Les lézards
Dans le travail de Reda Boussella il n’y a pas de hiérarchie entre peinture, sculpture, vidéo et performance. Il passe aisément d’un médium à l’autre pour donner forme à un univers foisonnant aux tons burlesques et pop, puisant son imaginaire dans la culture populaire. L’artiste joue avec la juxtaposition d’éléments disparates issus de son quotidien, de codes et symboles sociaux pour questionner le regard qu’on porte sur le corps, la représentation de la virilité et du machisme.

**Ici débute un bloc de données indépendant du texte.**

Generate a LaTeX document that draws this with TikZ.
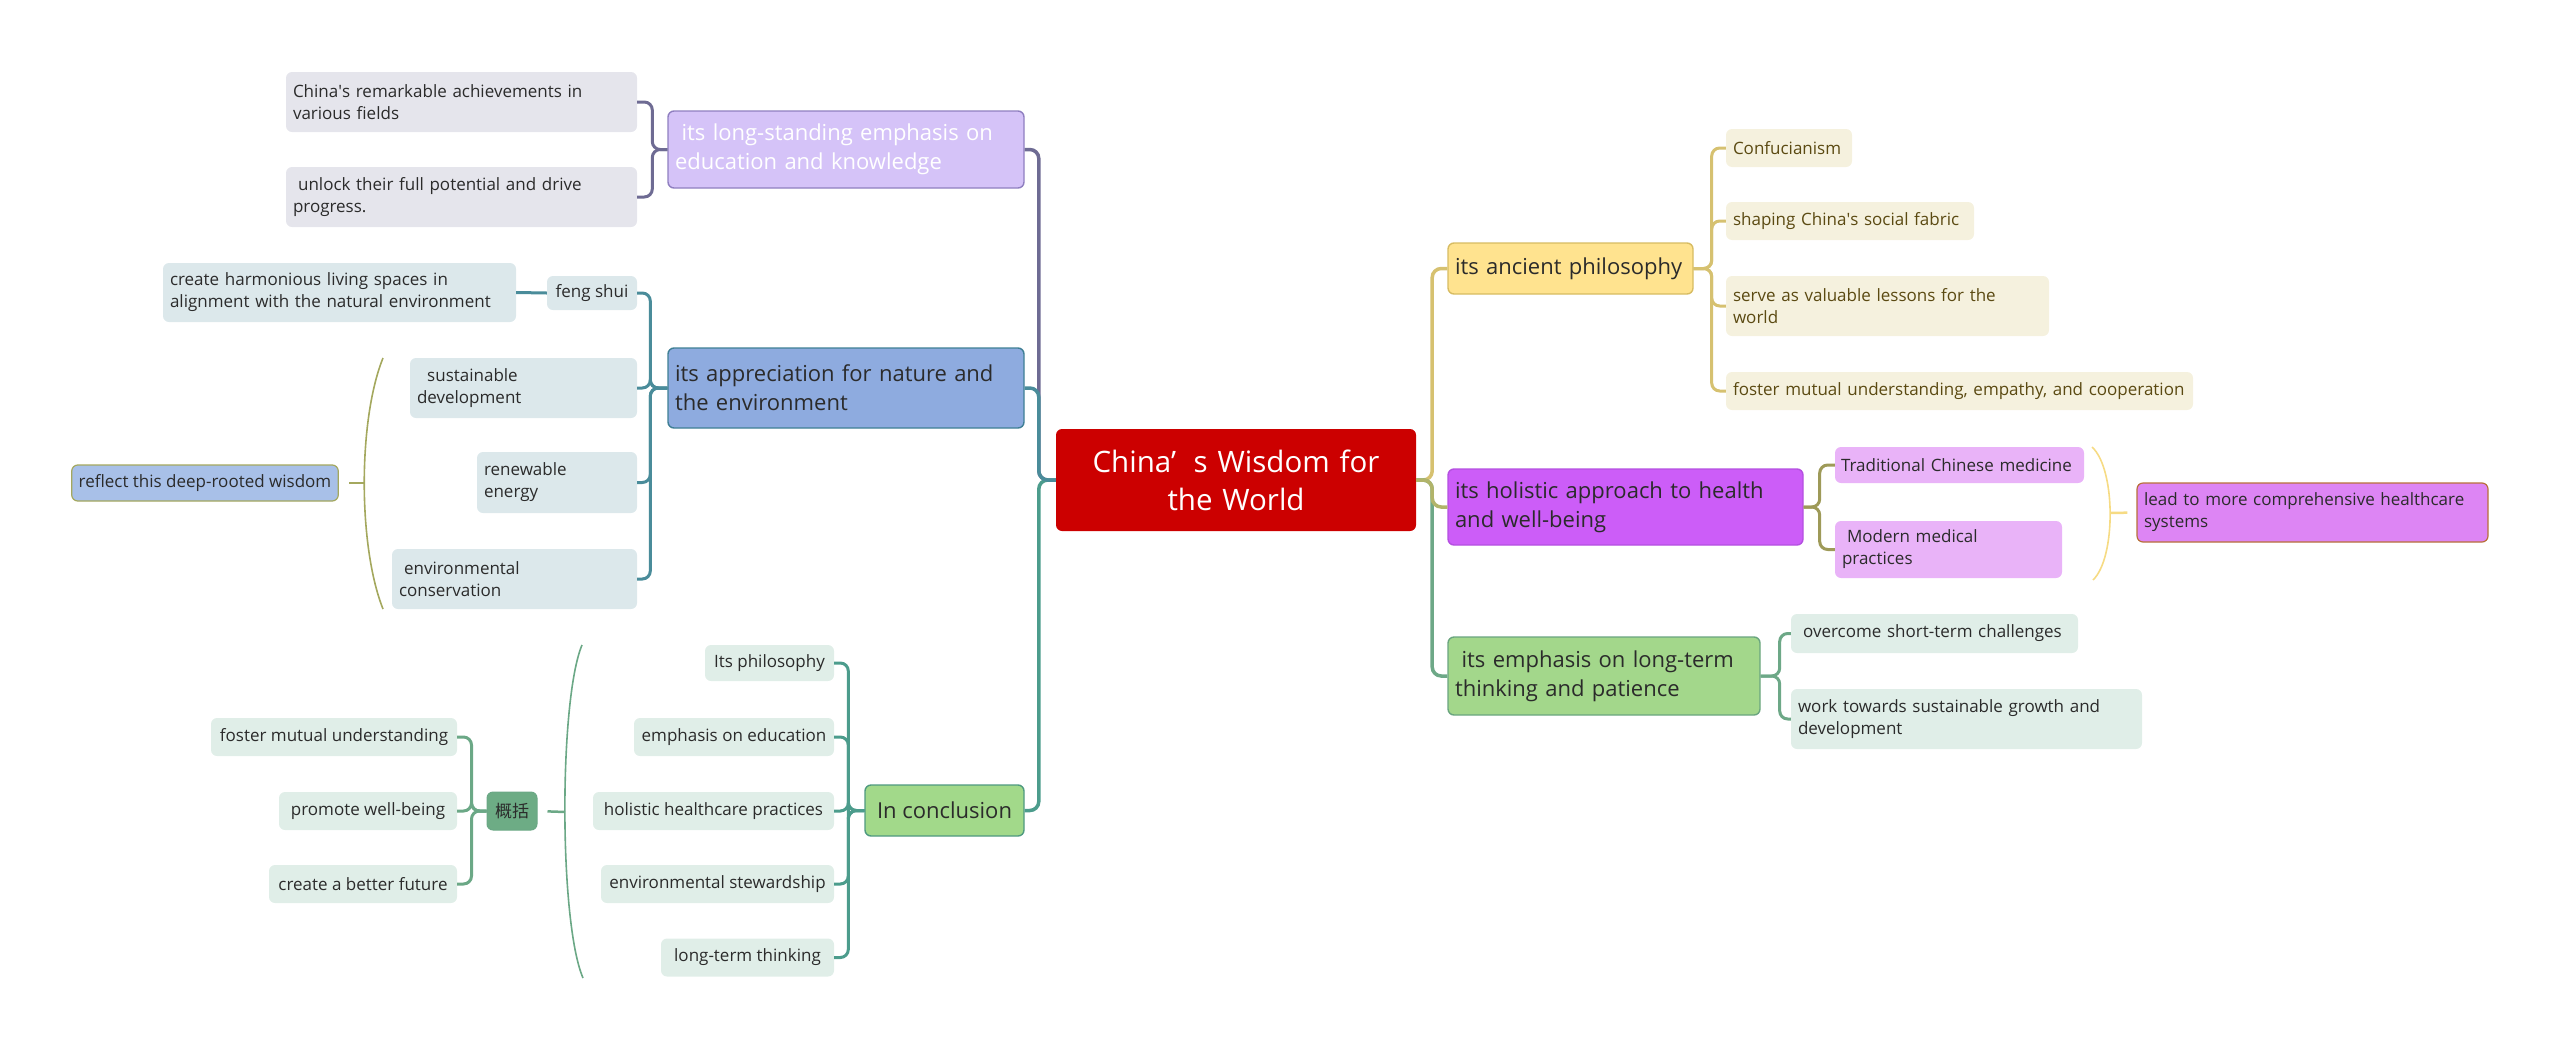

Les œuvres présentées au Frac Bretagne explorent l’univers formel des objets d'entraînement des sports de combat afin de pointer, derrière une esthétique teintée d’humour et de joie, les enjeux politiques sous-jacents à leur conception. Que ce soit un punching ball, un makiwara ou une poire, ces objets véhiculent une idée du corps très moderne, invulnérable et dans la plupart des cas masculine. Ce constat a amené Reda Boussella à s'intéresser à des sports de combat qui ne répondent pas à ce modèle comme par exemple le wing chun qui remplace la force, la stature et la résistance par la vitesse, la répétition et la souplesse. C’est le cas par exemple de RAJA/WYDAD, une grande sculpture murale en tissu inspirée de la technique de frappe de sac muraux du wing chun. Sa forme représente deux corps entrelacés dans une lutte, ou peut-être un combat amoureux, et puise son inspiration dans les bas-reliefs de la grèce antique, les fresques de Beni Hassan en Egypte antique ou encore les dessins de sumotori dans la manga d’Hokusai. Au centre de la sculpture, on trouve un petit écran diffusant un dessin animé à l’encre de Chine dans lequel la morsure d’un chien malinois, historiquement lié à la menace et à l’ordre policier, se transforme en une danse tendre et poétique.
Influencées par la pratique de la danse contemporaine de William Forsythe et de Steve Paxton, les sculptures de Reda Boussella font appel au langage visuel des arts martiaux pour en révéler le potentiel de résistance politique.